By the time he saw that Cobb was open, Rodgers had Panthers defensive tackle Kawann Short in his face as he threw the ball and couldn’t get enough on it. Panthers linebacker Thomas Davis intercepted it, and the Packers’ hopes were dashed.
“It was a great [play] call. I looked out to ‘Peanut’ to see if he had eyes in the backfield, because I was worried about him sloughing off and tackling Randall short of the goal line,” Rodgers explained. “Turns out ‘J.J.’ ran ‘Peanut’ into 25 [Benwikere] and Randall’s wide open for the touchdown. So it’s disappointing.
“I had an easy opportunity for a pitch-and-catch touchdown, and I got scared by something. I can’t explain it. It was a mistake by myself. I’ll definitely be thinking about that one on the ride home.”
As a result, Rodgers found little solace in the comeback, which he rightly said utilized some “schoolyard ball” at times: On his Houdini escape and improbable 36-yard completion to Jones on a fourth-and-14 play to set up one touchdown, and on his 17-yard completion to Cobb on fourth-and-5 to set up the final sequence.
“I’m most disappointed about the last play. I’ll have to look at the other plays to give you a better opinion,” Rodgers said. “The whole thing is disappointing. To be able to play that poorly and then to come back and be so close to sending it to overtime is frustrating.”
Just as frustrating for Rodgers, who threw for just 77 yards in the worst full-game performance of his career during the Packers’ embarrassing 29-10 loss to the Denver Broncos, was how out of sync the offense was before the comeback.
Rodgers finished the game 25-of-48 for 369 yards with four touchdowns, an interception, and was sacked five times for a passer rating of 96.6. But his numbers belied the Packers’ offensive struggles for much of the game. The biggest issue: Green Bay was just 3-of-14 on third-down conversions. The Packers are now just 5-of-22 over the past two games and 31-of-91 (34.1 percent) on the season.

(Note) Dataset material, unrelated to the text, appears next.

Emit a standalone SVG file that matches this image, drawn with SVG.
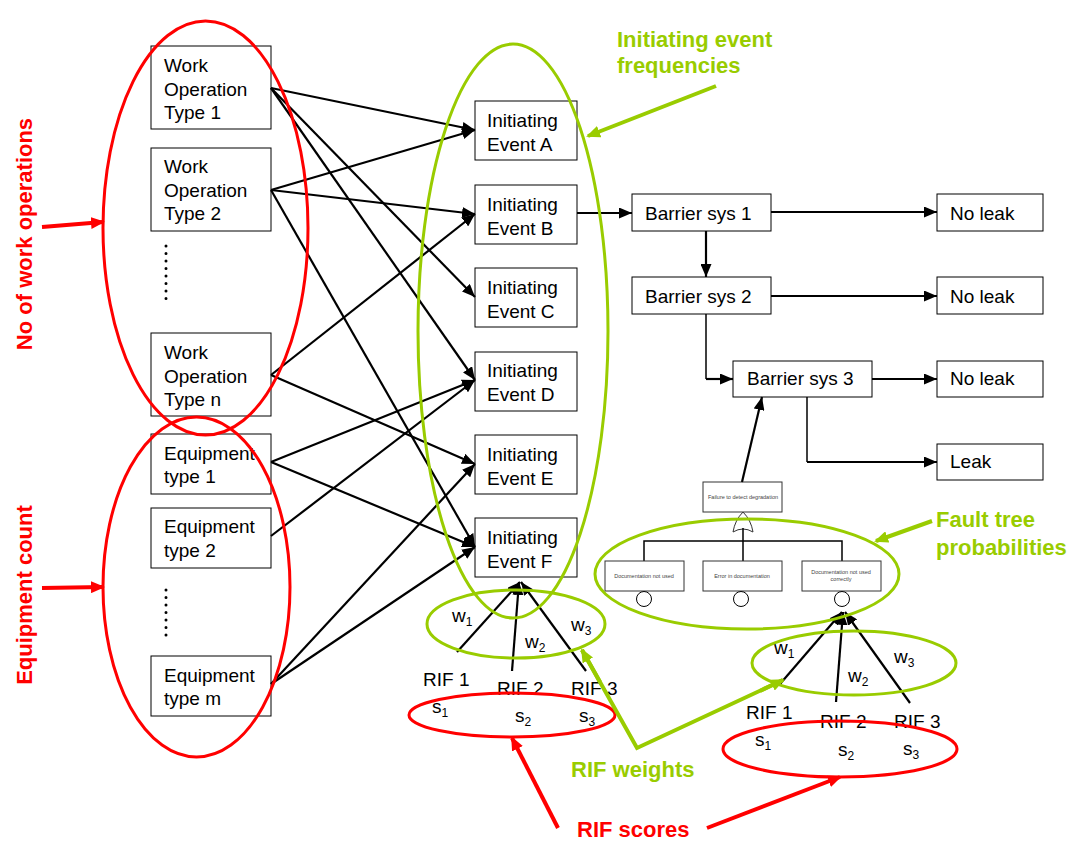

By comparison, the Packers converted 47.2 percent of their third downs last year when Rodgers won his second NFL MVP, and 48.1 percent of them in 2011, when he won his first.
“The one obvious component of our offense that is not where it needs to be [is], we’re not in a rhythm,” Packers coach Mike McCarthy said. “That’s the result of it. We got into a hole there and came out in pretty much two-minute style offense the whole second half. [That] puts a huge stress on your protection unit, particularly your offensive line. We need to play better.”
And that includes Rodgers, who intentionally took a very upbeat tack -- when not discussing the final play -- after the game, saying the Packers “feel confident if we have to come in here in the playoffs that we can get the job done.”
Asked why he and his team felt that way, Rodgers replied, “We can play better on both sides of the ball. It’s a good team, but we showed some things there. We can move the ball. We stopped them when we had to. We’ve just got to start a little faster in the game. We spotted them 20 quick points and then we’re down 23 at one point in the fourth.
“I think this is a talented team. We’ve shown in the past we can win on the road. I feel confident that we can do it down the line.”